— DATA EXTRACT —
-.-.-

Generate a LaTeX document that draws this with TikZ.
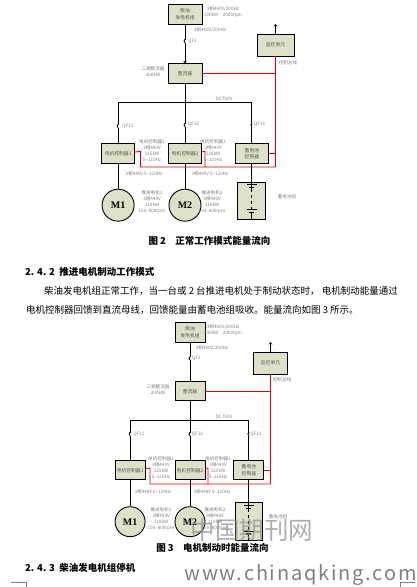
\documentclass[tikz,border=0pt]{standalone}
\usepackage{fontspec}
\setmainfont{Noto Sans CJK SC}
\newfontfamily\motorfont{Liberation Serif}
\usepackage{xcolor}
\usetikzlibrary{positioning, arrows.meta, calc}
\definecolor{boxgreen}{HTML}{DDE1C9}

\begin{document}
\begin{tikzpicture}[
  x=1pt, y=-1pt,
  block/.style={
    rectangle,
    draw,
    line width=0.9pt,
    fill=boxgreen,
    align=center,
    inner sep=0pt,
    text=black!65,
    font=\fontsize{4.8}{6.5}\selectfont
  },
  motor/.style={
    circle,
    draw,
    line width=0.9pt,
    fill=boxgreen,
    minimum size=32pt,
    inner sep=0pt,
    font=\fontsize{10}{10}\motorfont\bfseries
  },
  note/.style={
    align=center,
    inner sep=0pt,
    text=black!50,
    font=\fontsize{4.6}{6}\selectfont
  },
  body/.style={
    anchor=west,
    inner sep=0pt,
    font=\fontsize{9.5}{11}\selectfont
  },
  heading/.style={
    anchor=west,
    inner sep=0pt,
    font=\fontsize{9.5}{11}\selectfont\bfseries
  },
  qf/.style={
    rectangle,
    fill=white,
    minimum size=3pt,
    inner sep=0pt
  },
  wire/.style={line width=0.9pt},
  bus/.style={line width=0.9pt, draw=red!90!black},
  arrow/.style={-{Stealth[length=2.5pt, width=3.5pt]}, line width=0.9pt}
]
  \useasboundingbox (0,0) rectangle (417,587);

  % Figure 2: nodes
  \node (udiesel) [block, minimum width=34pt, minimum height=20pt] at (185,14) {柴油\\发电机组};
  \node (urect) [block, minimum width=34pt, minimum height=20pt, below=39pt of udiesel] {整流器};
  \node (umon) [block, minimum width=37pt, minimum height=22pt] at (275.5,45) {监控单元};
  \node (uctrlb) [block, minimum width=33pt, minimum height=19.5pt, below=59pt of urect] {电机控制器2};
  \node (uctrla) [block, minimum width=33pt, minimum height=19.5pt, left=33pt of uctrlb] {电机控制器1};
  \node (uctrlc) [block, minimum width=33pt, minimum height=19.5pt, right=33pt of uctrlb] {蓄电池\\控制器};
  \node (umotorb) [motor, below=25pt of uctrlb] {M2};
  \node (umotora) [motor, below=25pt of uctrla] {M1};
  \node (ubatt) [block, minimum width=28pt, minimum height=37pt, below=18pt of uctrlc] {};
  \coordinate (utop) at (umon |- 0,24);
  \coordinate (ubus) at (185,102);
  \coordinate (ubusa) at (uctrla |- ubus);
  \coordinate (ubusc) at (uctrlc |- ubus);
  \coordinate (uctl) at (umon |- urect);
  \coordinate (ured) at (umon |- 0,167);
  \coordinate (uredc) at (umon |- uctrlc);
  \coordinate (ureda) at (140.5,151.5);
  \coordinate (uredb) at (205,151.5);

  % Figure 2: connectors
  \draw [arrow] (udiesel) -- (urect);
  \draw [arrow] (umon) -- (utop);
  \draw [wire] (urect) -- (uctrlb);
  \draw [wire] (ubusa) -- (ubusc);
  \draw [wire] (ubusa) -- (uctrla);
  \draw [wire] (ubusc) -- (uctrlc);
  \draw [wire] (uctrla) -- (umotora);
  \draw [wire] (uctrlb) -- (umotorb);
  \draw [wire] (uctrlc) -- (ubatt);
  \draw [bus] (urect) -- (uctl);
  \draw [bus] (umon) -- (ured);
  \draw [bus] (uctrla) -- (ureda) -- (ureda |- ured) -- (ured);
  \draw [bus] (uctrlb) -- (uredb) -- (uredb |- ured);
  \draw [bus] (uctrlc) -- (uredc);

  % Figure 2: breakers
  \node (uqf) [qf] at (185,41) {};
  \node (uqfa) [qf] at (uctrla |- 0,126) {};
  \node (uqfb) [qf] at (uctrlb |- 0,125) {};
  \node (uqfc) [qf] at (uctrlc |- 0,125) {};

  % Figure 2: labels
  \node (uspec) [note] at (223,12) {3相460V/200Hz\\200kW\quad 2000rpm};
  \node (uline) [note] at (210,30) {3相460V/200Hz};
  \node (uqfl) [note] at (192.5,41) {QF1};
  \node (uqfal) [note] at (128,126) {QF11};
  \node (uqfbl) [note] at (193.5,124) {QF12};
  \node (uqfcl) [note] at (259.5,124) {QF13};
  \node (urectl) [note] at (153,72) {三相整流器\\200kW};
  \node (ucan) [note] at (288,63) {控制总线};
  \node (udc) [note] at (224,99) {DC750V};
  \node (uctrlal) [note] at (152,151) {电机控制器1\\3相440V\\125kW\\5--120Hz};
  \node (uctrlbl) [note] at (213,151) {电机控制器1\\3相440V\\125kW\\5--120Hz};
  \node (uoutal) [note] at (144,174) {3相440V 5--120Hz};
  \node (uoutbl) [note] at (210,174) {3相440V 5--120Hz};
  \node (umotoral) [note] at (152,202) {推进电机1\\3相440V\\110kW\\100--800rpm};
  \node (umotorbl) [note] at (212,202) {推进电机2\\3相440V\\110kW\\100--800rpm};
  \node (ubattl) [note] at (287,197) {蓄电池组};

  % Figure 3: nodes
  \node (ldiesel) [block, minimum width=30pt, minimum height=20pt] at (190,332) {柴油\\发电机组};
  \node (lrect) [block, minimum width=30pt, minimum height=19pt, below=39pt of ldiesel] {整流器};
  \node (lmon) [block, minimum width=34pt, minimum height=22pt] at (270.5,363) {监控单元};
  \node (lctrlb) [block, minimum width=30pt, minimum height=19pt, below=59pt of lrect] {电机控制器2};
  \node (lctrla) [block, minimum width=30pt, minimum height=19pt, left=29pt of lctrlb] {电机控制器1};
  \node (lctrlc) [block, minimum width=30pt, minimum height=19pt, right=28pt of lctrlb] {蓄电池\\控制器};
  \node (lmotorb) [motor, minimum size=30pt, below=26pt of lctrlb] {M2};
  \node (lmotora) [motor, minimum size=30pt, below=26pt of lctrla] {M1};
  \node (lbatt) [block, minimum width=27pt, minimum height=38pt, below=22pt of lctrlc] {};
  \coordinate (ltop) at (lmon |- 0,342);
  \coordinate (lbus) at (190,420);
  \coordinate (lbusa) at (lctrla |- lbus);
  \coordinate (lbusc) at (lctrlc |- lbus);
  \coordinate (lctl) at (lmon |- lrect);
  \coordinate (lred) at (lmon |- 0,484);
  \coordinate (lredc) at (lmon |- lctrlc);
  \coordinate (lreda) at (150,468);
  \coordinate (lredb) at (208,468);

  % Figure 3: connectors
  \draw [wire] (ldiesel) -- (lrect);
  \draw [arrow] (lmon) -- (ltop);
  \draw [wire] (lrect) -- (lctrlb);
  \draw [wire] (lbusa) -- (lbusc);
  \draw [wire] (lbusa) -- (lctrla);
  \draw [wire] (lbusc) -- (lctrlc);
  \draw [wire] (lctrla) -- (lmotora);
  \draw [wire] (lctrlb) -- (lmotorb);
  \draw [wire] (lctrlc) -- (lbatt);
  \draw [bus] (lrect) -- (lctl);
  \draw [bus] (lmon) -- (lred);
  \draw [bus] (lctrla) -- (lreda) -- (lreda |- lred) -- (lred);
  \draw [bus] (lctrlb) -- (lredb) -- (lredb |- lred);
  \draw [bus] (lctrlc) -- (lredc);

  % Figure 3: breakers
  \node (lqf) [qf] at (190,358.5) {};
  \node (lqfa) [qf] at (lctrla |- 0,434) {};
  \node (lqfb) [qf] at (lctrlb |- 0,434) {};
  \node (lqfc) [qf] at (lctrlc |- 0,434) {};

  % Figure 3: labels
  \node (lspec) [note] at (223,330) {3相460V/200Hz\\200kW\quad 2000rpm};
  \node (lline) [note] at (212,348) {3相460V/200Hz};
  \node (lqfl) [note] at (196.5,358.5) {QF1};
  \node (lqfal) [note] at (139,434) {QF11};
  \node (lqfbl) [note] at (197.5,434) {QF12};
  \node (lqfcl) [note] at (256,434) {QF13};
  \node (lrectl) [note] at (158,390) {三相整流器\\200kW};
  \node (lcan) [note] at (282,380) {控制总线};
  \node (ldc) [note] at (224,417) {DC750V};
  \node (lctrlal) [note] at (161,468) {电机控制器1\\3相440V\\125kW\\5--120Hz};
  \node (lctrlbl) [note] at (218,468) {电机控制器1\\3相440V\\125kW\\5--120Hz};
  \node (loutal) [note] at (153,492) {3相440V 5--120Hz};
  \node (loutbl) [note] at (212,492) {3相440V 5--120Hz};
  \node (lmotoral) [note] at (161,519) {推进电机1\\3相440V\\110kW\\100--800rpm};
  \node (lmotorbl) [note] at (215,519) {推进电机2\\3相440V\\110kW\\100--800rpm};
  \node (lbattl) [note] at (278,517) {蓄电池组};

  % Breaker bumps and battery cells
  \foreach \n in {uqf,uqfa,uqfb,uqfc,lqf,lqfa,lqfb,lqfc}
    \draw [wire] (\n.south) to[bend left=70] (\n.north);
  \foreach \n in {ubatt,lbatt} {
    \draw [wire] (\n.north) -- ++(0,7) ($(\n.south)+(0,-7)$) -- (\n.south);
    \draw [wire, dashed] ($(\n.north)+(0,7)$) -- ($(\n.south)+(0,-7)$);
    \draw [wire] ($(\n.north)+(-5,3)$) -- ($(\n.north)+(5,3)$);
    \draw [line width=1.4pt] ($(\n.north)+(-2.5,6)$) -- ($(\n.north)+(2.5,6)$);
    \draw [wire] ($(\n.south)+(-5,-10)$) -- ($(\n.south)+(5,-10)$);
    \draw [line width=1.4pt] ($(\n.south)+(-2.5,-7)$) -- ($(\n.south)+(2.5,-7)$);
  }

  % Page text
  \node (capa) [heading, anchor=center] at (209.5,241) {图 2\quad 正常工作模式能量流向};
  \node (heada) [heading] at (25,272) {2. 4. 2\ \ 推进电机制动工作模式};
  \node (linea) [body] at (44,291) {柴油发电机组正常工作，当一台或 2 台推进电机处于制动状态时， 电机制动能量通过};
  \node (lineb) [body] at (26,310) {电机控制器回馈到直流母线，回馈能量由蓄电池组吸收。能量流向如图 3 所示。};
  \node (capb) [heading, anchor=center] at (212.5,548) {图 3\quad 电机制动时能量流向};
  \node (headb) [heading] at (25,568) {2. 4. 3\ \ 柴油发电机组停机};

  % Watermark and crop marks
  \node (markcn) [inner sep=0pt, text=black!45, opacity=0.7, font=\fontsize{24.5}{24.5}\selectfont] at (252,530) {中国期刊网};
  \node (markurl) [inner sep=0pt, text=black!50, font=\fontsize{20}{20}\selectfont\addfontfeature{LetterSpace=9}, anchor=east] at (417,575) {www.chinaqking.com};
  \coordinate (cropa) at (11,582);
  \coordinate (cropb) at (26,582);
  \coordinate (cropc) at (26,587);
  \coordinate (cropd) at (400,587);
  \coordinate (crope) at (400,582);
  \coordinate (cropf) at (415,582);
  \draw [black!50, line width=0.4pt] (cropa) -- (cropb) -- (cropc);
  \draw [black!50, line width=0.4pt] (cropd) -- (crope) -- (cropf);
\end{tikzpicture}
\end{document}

-.-.-

— AIM OF THE EXERCISE —
Restate the material word for word from its first line through the line containing "(0,0) rectangle (417,587);", both included; the pictures do not belong in it.

— CORRECT OUTPUT —
Generate a LaTeX document that draws this with TikZ.
\documentclass[tikz,border=0pt]{standalone}
\usepackage{fontspec}
\setmainfont{Noto Sans CJK SC}
\newfontfamily\motorfont{Liberation Serif}
\usepackage{xcolor}
\usetikzlibrary{positioning, arrows.meta, calc}
\definecolor{boxgreen}{HTML}{DDE1C9}

\begin{document}
\begin{tikzpicture}[
  x=1pt, y=-1pt,
  block/.style={
    rectangle,
    draw,
    line width=0.9pt,
    fill=boxgreen,
    align=center,
    inner sep=0pt,
    text=black!65,
    font=\fontsize{4.8}{6.5}\selectfont
  },
  motor/.style={
    circle,
    draw,
    line width=0.9pt,
    fill=boxgreen,
    minimum size=32pt,
    inner sep=0pt,
    font=\fontsize{10}{10}\motorfont\bfseries
  },
  note/.style={
    align=center,
    inner sep=0pt,
    text=black!50,
    font=\fontsize{4.6}{6}\selectfont
  },
  body/.style={
    anchor=west,
    inner sep=0pt,
    font=\fontsize{9.5}{11}\selectfont
  },
  heading/.style={
    anchor=west,
    inner sep=0pt,
    font=\fontsize{9.5}{11}\selectfont\bfseries
  },
  qf/.style={
    rectangle,
    fill=white,
    minimum size=3pt,
    inner sep=0pt
  },
  wire/.style={line width=0.9pt},
  bus/.style={line width=0.9pt, draw=red!90!black},
  arrow/.style={-{Stealth[length=2.5pt, width=3.5pt]}, line width=0.9pt}
]
  \useasboundingbox (0,0) rectangle (417,587);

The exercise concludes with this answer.